**Aim:** Return the lines exactly as they stand, from the first of the material through the line containing "ax.patch.set_alpha(0)".

┌─ Extracted records

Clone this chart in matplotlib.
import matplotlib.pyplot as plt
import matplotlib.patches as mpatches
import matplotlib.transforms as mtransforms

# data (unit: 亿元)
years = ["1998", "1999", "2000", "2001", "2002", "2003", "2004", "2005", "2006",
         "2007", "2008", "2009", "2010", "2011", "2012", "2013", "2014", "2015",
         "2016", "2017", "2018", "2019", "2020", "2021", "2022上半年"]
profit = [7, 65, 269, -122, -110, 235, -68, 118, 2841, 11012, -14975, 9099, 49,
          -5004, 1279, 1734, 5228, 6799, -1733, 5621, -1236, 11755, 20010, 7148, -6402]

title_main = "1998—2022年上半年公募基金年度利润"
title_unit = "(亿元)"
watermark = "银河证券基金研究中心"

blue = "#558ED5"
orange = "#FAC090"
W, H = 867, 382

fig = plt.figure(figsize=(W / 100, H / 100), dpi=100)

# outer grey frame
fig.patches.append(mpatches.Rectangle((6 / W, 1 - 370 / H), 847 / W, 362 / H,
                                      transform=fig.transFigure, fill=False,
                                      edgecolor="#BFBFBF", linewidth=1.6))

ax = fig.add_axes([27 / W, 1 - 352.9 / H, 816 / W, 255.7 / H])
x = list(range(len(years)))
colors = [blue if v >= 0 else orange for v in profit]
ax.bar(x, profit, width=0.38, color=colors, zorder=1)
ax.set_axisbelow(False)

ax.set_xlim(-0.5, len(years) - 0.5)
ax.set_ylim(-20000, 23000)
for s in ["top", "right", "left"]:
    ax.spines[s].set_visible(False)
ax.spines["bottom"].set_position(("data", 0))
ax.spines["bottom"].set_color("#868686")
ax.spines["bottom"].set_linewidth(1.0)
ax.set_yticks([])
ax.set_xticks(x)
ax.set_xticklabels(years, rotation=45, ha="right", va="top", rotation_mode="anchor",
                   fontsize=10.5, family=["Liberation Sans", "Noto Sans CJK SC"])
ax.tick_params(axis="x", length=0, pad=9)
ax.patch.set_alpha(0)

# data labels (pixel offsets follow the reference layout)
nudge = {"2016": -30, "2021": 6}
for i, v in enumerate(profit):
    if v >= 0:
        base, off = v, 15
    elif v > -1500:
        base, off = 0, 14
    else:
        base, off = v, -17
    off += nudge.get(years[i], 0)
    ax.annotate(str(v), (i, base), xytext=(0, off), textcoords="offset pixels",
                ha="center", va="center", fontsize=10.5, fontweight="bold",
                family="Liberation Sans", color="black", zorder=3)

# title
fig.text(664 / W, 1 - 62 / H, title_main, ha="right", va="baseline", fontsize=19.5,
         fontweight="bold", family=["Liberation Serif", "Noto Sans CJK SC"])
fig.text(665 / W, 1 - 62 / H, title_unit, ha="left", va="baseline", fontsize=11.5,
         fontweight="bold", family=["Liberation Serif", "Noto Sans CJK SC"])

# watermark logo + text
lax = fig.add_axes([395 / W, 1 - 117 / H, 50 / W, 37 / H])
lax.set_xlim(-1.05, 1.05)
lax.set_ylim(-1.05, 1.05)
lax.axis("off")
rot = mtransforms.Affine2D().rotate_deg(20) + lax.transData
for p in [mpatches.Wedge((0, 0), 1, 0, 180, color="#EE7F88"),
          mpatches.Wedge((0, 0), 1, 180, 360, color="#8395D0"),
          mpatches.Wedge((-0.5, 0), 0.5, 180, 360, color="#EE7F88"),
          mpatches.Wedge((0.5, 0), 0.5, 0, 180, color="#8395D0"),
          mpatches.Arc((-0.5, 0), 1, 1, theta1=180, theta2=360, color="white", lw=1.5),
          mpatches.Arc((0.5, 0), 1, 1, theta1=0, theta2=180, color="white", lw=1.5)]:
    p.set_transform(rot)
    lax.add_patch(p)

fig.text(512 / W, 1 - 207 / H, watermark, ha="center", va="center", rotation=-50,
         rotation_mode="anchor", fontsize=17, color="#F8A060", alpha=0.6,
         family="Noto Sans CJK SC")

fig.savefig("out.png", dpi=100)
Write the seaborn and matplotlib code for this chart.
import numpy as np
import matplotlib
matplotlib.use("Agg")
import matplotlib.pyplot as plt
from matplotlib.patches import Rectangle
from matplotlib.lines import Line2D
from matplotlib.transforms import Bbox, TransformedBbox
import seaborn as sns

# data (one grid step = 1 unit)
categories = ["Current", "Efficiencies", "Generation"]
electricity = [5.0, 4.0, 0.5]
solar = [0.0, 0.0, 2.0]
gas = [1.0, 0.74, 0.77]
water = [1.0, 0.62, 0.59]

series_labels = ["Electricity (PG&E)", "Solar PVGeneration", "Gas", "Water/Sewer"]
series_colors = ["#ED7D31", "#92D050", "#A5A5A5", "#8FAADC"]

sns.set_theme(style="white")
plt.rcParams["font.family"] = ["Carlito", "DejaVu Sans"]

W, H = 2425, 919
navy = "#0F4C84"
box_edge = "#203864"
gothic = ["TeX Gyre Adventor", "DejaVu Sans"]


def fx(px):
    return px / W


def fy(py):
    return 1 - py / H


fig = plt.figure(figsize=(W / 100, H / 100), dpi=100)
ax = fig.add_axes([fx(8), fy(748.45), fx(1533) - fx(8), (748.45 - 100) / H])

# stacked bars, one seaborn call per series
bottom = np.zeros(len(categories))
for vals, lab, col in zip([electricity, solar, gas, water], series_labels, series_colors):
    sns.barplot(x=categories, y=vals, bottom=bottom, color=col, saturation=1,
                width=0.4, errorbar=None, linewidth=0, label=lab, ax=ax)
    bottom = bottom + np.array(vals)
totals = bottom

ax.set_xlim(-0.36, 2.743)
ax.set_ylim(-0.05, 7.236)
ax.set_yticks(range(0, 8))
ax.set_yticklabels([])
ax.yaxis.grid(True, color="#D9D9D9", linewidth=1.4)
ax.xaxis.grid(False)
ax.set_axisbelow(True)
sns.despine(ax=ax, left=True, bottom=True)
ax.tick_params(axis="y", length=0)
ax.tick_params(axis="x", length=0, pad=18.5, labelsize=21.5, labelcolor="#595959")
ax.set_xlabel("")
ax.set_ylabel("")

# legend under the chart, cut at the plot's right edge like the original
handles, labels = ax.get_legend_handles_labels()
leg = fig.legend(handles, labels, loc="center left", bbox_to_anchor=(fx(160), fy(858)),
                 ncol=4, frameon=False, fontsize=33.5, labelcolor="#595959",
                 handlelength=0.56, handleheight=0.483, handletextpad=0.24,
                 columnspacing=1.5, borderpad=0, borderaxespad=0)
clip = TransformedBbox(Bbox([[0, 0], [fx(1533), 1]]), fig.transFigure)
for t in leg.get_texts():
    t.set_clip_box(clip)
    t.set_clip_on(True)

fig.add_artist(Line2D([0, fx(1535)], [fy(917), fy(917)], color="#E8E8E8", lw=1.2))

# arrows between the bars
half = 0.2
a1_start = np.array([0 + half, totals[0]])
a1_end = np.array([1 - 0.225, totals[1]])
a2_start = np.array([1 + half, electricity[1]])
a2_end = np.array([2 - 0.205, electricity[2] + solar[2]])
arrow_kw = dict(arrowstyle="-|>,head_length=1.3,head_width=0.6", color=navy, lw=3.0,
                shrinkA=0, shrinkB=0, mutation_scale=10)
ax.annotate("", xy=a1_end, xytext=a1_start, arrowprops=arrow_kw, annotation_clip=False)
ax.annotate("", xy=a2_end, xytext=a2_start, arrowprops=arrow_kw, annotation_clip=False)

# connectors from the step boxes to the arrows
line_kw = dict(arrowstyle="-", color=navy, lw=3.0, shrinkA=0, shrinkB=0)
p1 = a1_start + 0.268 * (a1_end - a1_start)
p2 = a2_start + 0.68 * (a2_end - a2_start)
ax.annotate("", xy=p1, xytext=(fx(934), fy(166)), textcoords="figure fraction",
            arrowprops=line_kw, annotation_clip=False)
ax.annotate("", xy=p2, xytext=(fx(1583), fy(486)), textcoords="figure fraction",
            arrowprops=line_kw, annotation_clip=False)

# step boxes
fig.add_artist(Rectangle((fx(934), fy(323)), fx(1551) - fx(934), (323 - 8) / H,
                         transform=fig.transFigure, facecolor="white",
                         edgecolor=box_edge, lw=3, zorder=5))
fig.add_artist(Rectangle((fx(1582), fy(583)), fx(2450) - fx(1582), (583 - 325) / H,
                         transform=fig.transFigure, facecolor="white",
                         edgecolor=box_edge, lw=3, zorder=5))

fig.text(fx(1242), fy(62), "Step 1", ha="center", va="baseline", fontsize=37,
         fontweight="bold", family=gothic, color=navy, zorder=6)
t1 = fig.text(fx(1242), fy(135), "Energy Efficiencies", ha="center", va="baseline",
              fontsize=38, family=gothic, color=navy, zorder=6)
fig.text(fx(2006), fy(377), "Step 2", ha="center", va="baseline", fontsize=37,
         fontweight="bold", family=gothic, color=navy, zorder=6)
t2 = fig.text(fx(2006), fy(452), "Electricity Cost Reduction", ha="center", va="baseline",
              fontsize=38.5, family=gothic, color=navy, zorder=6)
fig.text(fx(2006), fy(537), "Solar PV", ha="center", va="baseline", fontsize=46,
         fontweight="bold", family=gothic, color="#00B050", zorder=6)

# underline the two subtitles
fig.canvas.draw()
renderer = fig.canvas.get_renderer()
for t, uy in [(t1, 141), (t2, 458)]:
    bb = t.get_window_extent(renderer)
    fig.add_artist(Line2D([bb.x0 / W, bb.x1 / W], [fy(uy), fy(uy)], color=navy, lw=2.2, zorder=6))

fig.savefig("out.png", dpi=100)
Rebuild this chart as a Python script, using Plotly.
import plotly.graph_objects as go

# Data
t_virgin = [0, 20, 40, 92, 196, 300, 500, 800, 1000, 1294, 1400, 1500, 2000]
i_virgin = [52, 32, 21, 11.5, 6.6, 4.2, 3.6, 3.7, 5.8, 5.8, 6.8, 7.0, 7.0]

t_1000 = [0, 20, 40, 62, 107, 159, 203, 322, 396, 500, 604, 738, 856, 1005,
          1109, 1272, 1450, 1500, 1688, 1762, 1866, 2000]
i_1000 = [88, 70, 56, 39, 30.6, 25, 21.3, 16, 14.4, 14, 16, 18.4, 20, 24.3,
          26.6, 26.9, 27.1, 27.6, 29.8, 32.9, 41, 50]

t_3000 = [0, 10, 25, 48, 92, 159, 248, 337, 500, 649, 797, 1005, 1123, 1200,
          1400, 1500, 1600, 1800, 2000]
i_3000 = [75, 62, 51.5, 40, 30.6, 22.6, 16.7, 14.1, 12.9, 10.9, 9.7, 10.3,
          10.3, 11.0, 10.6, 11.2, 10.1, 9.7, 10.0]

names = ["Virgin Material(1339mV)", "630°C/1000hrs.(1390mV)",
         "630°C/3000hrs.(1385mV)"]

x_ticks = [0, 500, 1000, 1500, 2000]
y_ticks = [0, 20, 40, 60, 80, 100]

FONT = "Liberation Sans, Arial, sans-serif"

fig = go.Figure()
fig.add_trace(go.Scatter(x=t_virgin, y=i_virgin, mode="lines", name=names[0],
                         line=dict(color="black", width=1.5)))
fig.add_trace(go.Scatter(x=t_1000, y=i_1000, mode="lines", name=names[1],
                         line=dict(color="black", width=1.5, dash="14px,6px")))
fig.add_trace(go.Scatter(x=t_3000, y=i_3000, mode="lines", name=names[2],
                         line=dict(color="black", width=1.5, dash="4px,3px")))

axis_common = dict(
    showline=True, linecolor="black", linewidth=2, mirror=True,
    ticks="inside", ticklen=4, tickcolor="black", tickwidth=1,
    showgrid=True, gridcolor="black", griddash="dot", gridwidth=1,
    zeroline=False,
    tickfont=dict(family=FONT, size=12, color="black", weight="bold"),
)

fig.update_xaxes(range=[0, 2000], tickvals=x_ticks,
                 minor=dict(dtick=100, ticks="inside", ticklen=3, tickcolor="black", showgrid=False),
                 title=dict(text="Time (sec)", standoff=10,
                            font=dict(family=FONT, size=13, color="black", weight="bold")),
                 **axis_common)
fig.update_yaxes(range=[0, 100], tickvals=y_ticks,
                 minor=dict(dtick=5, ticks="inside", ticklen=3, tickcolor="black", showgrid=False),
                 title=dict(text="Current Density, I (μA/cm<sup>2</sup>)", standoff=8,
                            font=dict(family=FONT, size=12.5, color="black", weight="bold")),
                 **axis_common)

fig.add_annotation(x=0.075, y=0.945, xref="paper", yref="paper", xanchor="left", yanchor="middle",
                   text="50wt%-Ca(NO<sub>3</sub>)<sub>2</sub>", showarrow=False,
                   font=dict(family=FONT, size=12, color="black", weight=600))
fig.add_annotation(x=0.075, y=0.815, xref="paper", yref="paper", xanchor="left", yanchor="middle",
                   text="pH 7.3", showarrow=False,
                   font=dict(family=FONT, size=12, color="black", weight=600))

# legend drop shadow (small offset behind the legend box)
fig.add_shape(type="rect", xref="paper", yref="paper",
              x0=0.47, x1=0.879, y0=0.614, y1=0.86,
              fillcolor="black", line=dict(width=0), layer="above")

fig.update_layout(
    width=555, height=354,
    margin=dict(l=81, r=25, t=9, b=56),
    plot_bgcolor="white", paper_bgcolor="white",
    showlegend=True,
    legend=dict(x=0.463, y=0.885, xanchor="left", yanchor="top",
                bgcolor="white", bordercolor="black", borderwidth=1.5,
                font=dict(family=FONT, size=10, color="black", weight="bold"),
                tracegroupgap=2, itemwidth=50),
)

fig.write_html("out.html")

└─

**Answer to this problem:**
Clone this chart in matplotlib.
import matplotlib.pyplot as plt
import matplotlib.patches as mpatches
import matplotlib.transforms as mtransforms

# data (unit: 亿元)
years = ["1998", "1999", "2000", "2001", "2002", "2003", "2004", "2005", "2006",
         "2007", "2008", "2009", "2010", "2011", "2012", "2013", "2014", "2015",
         "2016", "2017", "2018", "2019", "2020", "2021", "2022上半年"]
profit = [7, 65, 269, -122, -110, 235, -68, 118, 2841, 11012, -14975, 9099, 49,
          -5004, 1279, 1734, 5228, 6799, -1733, 5621, -1236, 11755, 20010, 7148, -6402]

title_main = "1998—2022年上半年公募基金年度利润"
title_unit = "(亿元)"
watermark = "银河证券基金研究中心"

blue = "#558ED5"
orange = "#FAC090"
W, H = 867, 382

fig = plt.figure(figsize=(W / 100, H / 100), dpi=100)

# outer grey frame
fig.patches.append(mpatches.Rectangle((6 / W, 1 - 370 / H), 847 / W, 362 / H,
                                      transform=fig.transFigure, fill=False,
                                      edgecolor="#BFBFBF", linewidth=1.6))

ax = fig.add_axes([27 / W, 1 - 352.9 / H, 816 / W, 255.7 / H])
x = list(range(len(years)))
colors = [blue if v >= 0 else orange for v in profit]
ax.bar(x, profit, width=0.38, color=colors, zorder=1)
ax.set_axisbelow(False)

ax.set_xlim(-0.5, len(years) - 0.5)
ax.set_ylim(-20000, 23000)
for s in ["top", "right", "left"]:
    ax.spines[s].set_visible(False)
ax.spines["bottom"].set_position(("data", 0))
ax.spines["bottom"].set_color("#868686")
ax.spines["bottom"].set_linewidth(1.0)
ax.set_yticks([])
ax.set_xticks(x)
ax.set_xticklabels(years, rotation=45, ha="right", va="top", rotation_mode="anchor",
                   fontsize=10.5, family=["Liberation Sans", "Noto Sans CJK SC"])
ax.tick_params(axis="x", length=0, pad=9)
ax.patch.set_alpha(0)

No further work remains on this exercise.